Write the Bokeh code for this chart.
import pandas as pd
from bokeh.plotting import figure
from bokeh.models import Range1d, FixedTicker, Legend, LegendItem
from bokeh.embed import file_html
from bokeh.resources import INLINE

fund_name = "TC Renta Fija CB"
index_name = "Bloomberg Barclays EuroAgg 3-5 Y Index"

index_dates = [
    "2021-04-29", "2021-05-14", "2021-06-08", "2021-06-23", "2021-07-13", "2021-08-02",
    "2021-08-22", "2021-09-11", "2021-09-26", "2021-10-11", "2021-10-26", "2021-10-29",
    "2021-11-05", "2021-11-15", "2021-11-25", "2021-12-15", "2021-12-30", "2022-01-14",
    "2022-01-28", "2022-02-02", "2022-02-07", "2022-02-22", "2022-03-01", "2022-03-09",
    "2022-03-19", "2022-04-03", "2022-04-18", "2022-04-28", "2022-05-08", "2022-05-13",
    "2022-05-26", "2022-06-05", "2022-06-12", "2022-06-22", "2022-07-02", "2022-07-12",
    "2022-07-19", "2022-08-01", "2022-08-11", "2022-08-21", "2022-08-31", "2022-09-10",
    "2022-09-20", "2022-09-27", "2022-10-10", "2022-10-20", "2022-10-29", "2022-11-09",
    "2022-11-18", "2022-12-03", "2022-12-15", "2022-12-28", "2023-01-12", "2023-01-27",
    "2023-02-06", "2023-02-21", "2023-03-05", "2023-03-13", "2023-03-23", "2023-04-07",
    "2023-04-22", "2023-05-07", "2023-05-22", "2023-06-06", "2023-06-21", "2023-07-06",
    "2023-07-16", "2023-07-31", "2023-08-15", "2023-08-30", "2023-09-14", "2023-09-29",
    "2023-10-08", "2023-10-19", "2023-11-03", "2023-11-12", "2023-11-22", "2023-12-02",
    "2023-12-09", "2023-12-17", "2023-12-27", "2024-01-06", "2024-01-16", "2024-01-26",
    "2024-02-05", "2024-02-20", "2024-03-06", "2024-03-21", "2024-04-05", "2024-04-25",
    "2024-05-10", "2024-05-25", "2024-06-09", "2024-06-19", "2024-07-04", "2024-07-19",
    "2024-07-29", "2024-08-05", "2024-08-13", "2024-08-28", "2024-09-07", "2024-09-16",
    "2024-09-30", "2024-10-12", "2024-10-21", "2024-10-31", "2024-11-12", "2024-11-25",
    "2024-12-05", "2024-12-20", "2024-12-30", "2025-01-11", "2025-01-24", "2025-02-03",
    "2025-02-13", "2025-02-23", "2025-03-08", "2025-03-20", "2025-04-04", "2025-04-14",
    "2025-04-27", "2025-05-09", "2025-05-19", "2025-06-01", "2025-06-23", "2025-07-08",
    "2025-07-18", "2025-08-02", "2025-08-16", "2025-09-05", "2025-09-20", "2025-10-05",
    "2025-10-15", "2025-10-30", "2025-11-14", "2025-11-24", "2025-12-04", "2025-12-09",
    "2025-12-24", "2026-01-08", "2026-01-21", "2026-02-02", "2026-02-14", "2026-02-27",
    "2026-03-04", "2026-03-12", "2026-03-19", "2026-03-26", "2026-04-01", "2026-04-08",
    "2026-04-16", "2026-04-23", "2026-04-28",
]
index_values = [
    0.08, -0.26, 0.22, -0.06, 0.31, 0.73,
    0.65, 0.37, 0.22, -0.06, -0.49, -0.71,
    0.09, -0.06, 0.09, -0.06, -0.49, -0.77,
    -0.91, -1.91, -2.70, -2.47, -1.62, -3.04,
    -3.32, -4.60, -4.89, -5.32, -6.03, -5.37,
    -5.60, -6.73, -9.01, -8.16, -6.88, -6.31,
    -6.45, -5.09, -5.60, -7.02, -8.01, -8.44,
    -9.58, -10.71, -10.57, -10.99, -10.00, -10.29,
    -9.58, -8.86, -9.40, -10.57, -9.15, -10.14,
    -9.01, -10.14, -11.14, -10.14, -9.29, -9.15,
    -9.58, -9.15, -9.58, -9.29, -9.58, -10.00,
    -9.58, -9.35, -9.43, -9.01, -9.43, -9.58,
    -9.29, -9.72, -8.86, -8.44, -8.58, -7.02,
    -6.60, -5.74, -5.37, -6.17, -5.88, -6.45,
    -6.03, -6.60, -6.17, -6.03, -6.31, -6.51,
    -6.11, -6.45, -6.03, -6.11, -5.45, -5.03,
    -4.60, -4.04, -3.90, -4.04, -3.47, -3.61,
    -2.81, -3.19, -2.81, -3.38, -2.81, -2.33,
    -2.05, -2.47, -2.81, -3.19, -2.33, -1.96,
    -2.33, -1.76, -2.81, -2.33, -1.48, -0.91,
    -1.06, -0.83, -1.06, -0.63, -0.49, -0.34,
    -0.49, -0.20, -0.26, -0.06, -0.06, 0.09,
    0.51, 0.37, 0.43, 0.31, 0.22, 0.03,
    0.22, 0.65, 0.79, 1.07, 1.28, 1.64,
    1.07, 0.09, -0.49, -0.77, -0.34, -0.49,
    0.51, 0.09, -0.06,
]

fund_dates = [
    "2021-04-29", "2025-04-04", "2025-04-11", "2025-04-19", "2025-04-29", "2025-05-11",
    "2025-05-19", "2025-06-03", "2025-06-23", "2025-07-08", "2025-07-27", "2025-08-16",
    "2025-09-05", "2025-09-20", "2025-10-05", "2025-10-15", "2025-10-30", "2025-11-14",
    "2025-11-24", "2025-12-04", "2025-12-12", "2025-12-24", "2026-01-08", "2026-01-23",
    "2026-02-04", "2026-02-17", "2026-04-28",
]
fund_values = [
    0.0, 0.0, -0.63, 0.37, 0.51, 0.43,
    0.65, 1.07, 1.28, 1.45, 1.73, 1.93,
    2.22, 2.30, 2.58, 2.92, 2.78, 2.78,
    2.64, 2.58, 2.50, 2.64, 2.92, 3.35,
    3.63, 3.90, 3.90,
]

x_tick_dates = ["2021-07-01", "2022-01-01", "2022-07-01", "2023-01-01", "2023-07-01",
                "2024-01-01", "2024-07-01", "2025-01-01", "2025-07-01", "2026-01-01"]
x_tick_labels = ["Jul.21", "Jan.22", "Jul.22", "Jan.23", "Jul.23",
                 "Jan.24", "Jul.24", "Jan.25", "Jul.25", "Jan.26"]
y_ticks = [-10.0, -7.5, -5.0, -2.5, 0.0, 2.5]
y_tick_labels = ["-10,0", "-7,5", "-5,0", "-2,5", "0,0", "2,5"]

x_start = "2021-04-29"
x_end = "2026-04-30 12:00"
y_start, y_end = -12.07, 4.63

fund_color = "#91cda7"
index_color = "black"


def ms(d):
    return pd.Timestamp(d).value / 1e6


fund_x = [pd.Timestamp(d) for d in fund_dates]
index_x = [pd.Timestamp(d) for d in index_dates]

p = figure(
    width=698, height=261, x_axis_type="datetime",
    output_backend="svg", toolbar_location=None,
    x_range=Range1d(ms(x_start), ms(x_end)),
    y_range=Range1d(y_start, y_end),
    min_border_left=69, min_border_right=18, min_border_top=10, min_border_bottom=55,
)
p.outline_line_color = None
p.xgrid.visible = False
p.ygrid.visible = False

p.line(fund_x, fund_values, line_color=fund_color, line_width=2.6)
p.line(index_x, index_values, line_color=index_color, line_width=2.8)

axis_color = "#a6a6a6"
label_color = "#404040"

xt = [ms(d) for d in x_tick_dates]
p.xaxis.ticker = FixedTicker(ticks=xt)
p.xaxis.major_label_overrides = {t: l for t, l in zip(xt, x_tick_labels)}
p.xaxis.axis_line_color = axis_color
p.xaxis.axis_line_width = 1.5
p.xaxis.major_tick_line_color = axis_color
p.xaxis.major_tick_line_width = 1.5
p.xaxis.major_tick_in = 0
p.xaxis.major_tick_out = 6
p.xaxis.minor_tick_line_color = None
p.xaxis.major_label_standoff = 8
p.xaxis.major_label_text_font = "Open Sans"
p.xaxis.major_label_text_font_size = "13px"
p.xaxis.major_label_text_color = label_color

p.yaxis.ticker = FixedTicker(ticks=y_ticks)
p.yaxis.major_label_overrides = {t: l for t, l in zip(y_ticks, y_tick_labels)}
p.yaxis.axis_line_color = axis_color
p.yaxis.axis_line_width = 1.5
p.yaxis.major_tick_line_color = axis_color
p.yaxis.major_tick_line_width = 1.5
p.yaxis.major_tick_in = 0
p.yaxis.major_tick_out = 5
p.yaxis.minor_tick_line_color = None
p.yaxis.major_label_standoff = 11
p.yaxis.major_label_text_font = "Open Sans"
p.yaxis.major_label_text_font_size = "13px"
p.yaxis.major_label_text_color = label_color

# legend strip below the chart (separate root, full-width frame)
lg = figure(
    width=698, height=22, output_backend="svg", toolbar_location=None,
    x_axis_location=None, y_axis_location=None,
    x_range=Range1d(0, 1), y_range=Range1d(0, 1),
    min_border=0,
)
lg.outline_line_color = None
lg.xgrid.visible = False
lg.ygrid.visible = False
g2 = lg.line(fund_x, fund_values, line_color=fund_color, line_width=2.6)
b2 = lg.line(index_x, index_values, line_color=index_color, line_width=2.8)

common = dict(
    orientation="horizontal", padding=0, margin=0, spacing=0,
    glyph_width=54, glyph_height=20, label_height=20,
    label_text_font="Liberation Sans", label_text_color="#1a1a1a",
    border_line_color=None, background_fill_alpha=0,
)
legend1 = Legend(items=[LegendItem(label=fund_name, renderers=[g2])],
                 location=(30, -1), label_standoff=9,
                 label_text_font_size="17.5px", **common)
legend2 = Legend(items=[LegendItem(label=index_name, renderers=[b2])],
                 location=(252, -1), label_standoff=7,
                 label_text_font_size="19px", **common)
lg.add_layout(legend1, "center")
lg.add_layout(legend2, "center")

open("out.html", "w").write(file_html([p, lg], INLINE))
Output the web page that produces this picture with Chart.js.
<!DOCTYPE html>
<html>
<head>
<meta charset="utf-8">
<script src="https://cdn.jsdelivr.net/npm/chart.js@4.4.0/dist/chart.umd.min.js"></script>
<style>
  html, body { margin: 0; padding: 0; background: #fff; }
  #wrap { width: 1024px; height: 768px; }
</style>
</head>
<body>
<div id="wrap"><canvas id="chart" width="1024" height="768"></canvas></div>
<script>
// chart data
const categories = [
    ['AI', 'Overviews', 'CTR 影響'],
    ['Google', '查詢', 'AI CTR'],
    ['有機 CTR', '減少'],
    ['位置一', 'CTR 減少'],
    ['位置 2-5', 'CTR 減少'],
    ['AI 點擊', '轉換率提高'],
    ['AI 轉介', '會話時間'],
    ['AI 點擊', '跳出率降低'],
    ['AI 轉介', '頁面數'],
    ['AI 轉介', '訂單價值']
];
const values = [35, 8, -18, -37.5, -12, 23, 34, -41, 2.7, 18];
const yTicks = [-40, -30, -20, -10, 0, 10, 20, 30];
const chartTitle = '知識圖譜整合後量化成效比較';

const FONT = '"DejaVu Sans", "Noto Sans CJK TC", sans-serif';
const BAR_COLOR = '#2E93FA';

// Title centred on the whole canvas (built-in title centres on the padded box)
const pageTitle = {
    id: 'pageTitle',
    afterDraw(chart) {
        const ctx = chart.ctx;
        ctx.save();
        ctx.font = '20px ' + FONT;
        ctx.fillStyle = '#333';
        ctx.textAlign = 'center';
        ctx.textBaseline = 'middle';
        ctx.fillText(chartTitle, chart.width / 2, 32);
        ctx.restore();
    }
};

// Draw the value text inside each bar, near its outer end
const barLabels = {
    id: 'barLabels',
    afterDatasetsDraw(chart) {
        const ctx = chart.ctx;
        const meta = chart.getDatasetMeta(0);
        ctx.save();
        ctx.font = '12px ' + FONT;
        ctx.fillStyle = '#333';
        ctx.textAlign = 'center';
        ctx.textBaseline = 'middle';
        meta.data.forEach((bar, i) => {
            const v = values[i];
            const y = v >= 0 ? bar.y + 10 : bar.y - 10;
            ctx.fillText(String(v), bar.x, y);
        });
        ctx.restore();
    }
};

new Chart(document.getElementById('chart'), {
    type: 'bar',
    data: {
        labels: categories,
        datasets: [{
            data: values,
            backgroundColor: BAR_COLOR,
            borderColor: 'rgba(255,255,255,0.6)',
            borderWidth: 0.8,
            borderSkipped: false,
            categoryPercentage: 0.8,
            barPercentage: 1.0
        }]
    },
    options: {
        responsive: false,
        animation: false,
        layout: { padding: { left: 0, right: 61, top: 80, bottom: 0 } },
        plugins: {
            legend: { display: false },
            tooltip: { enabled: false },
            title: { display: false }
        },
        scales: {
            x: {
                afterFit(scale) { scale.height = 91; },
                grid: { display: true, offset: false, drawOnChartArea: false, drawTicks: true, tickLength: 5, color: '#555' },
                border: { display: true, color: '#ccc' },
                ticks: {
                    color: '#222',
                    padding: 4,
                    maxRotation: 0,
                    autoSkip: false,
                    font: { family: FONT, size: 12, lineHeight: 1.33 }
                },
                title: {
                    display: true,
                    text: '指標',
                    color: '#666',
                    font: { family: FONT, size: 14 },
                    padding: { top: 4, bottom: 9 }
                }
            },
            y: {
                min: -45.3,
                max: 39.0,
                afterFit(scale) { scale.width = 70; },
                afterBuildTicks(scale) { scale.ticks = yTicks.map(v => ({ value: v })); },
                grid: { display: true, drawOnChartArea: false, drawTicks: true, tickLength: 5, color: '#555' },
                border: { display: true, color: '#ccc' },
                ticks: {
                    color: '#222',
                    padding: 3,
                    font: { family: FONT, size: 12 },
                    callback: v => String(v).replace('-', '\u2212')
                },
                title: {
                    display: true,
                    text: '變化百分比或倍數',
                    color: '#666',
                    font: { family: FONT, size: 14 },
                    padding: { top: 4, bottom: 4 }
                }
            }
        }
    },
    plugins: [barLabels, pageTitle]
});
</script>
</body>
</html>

= = = = =

- [EXERCISE INSTRUCTIONS]
Point out every line holding the string "this" and copy it.

- [COMPLETE OUTPUT]
Write the Bokeh code for this chart.
Output the web page that produces this picture with Chart.js.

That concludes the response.